Vous y trouverez notamment Condoleeza Rice, l'ancienne secrétaire
d'Etat de l'administration Bush qui avait promu avec zèle la guerre
en Irak, autorisé les agents de la CIA à recourir à la torture et
qui a joué la carte de l'intimidation pour obtenir le soutien de
plus petites nations aux objectifs américains.
Vous
y verrez également le nom de Larry Summers, ancien économiste en
chef lors de la période d'ajustement structurel et qui, en tant que
secrétaire au Trésor, a contribué à la déréglementation de Wall
Street (avec toutes les joyeusetés que cela a entraîné pour la
population).
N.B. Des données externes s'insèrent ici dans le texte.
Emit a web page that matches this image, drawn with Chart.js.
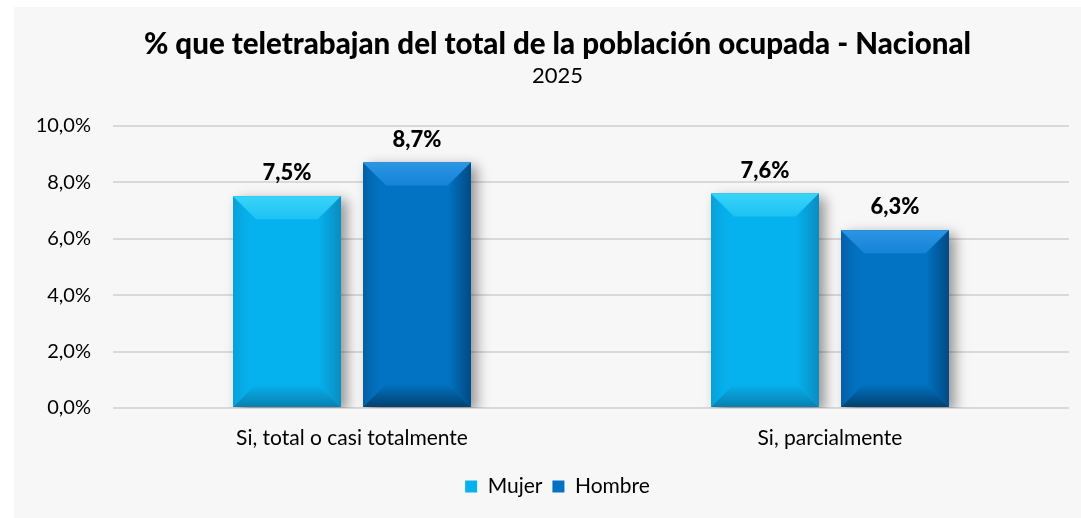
<!DOCTYPE html>
<html>
<head>
<meta charset="utf-8">
<script src="https://cdn.jsdelivr.net/npm/chart.js@4/dist/chart.umd.min.js"></script>
<style>
  html, body { margin: 0; padding: 0; background: #ffffff; overflow: hidden; }
  #wrap {
    position: absolute; left: 14px; top: 7px;
    width: 1067px; height: 511px; background: #f7f7f7;
  }
</style>
</head>
<body>
<div id="wrap"><canvas id="teleChart" width="1067" height="511"></canvas></div>
<script>
const categories = ["Si, total o casi totalmente", "Si, parcialmente"];
const seriesNames = ["Mujer", "Hombre"];
const mujerValues = [7.5, 7.6];
const hombreValues = [8.7, 6.3];
const yTicks = [0, 2, 4, 6, 8, 10];

const FONT = "Lato, 'Open Sans', sans-serif";

// face colour plus the light / dark tones used on the bevelled edges
const palettes = [
  { face: "#06b2ee", topEdge: "#3ad4f8", topInner: "#1cc2f3", dark: "#0a7fb0", sideDark: "#0a8cc0" },
  { face: "#0273c3", topEdge: "#2d95e4", topInner: "#1583d6", dark: "#02416f", sideDark: "#024a82" }
];

const fmt = v => v.toFixed(1).replace(".", ",") + "%";

// drop shadow under the bars
const shadowPlugin = {
  id: "barShadow",
  beforeDatasetsDraw(chart) {
    const ctx = chart.ctx;
    ctx.save();
    ctx.shadowColor = "rgba(0,0,0,0.4)";
    ctx.shadowBlur = 12;
    ctx.shadowOffsetX = 6;
    ctx.shadowOffsetY = 4;
  },
  afterDatasetsDraw(chart) {
    chart.ctx.restore();
  }
};

// bevelled edges plus value labels on top of each bar
const bevelPlugin = {
  id: "bevel",
  afterDatasetsDraw(chart) {
    const ctx = chart.ctx;
    ctx.save();
    chart.data.datasets.forEach((ds, di) => {
      const pal = palettes[di];
      chart.getDatasetMeta(di).data.forEach((bar, i) => {
        const l = bar.x - bar.width / 2, r = bar.x + bar.width / 2;
        const t = bar.y, b = bar.base;
        const s = Math.min(23, (b - t) / 2);
        const poly = (pts, fill) => {
          ctx.beginPath();
          ctx.moveTo(pts[0][0], pts[0][1]);
          for (let k = 1; k < pts.length; k++) ctx.lineTo(pts[k][0], pts[k][1]);
          ctx.closePath();
          ctx.fillStyle = fill;
          ctx.fill();
        };
        const grad = (x0, y0, x1, y1, c0, c1) => {
          const g = ctx.createLinearGradient(x0, y0, x1, y1);
          g.addColorStop(0, c0);
          g.addColorStop(1, c1);
          return g;
        };

        ctx.fillStyle = pal.face;
        ctx.fillRect(l, t, r - l, b - t);
        // top: light band fading towards the face
        poly([[l, t], [r, t], [r - s, t + s], [l + s, t + s]],
          grad(0, t, 0, t + s, pal.topEdge, pal.topInner));
        // bottom: darkens towards the base
        poly([[l, b], [r, b], [r - s, b - s], [l + s, b - s]],
          grad(0, b - s, 0, b, pal.face, pal.dark));
        // right: darkens towards the outer edge
        poly([[r, t], [r - s, t + s], [r - s, b - s], [r, b]],
          grad(r - s, 0, r, 0, pal.face, pal.sideDark));
        // left: faint shading at the edge
        poly([[l, t + 1], [l + s, t + s], [l + s, b - s], [l, b]],
          grad(l, 0, l + s, 0, pal.sideDark + "80", pal.face + "00"));

        ctx.fillStyle = "#000";
        ctx.font = "900 22px " + FONT;
        ctx.textAlign = "center";
        ctx.textBaseline = "middle";
        ctx.fillText(fmt(ds.data[i]), bar.x, t - 23);
      });
    });
    ctx.restore();
  }
};

const ctx = document.getElementById("teleChart").getContext("2d");
new Chart(ctx, {
  type: "bar",
  data: {
    labels: categories,
    datasets: [
      { label: seriesNames[0], data: mujerValues, backgroundColor: palettes[0].face },
      { label: seriesNames[1], data: hombreValues, backgroundColor: palettes[1].face }
    ]
  },
  options: {
    responsive: false,
    animation: false,
    categoryPercentage: 0.544,
    barPercentage: 0.83,
    layout: { padding: { left: 20, right: 0, top: 0, bottom: 11 } },
    plugins: {
      title: {
        display: true,
        text: "% que teletrabajan del total de la población ocupada - Nacional",
        color: "#000",
        font: { family: FONT, size: 29.5, weight: "900" },
        padding: { top: 20, bottom: 0 }
      },
      subtitle: {
        display: true,
        text: "2025",
        color: "#000",
        font: { family: FONT, size: 22 },
        padding: { top: 0, bottom: 37 }
      },
      legend: {
        position: "bottom",
        labels: {
          color: "#000",
          font: { family: FONT, size: 21 },
          boxWidth: 12,
          boxHeight: 12,
          padding: 10
        }
      },
      tooltip: { enabled: false }
    },
    scales: {
      x: {
        grid: { display: false },
        border: { display: false },
        ticks: { color: "#000", font: { family: FONT, size: 21 }, padding: 10 },
        afterFit(scale) { scale.height = 58; }
      },
      y: {
        min: 0,
        max: 10,
        afterBuildTicks(scale) { scale.ticks = yTicks.map(v => ({ value: v })); },
        grid: { color: "#d9d9d9", lineWidth: 2, drawTicks: false },
        border: { display: false },
        ticks: { color: "#000", font: { family: FONT, size: 20 }, padding: 22, callback: v => fmt(v) },
        afterFit(scale) { scale.width = 79; }
      },
      // empty right-hand margin so the plot ends short of the panel edge
      yRight: {
        position: "right",
        grid: { display: false },
        border: { display: false },
        ticks: { display: false },
        afterFit(scale) { scale.width = 12; }
      }
    }
  },
  plugins: [shadowPlugin, bevelPlugin]
});
</script>
</body>
</html>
Il y aussi Howard Buffett, ancien membre du conseil
d'administration du géant Archer Daniels Midland, de Coca-Cola ainsi
que de ConAgra et Agro Tech, deux groupes agroalimentaires.
Alors
que l'Afrique est censée être au cœur de la campagne ONE, seuls
deux de ses membres sont africains. L'un est un grand nom de la
téléphonie mobile, l'autre est le ministre des Finances du Nigeria,
ancien responsable de la Banque mondiale. Qui d'autre pourrait mieux
représenter les plus pauvres ?
Lorsqu'une
organisation ne cesse de répéter qu'elle possède un "ancrage
local", ainsi que le font les représentants de ONE, il y a fort
à parier que c'est exactement l'inverse. Cet éventail de
multimillionnaires et de technocrates me semble être un condensé de
puissance industrielle et américaine.
Je
trouve l'appel lancé par Bono la semaine dernière pour "plus
de transparence" particulièrement indécent. Ainsi que le
rappelle Harry Browne, la nébuleuse de sociétés autour de U2, les
arrangements financiers du chanteur avec la campagne Product Red et
ses investissements par le biais de sociétés de capitaux privés
dont il est cofondateur sont tout sauf transparents. On ne s'étonnera
même pas de voir que la justice fiscale ne figure pas parmi les
objectifs de ONE.
On
raconte – bien que l'anecdote semble peu vraisemblable – que lors
d'un concert à Glasgow, Bono aurait tapé dans ses mains en lançant
à la foule : "A chaque fois que je tape dans mes mains, un
enfant meurt en Afrique.” Ce à quoi un membre du public aurait
répondu : "Ben putain, arrête de faire ça alors !" Un
judicieux conseil. J'espère qu'il l'a entendu.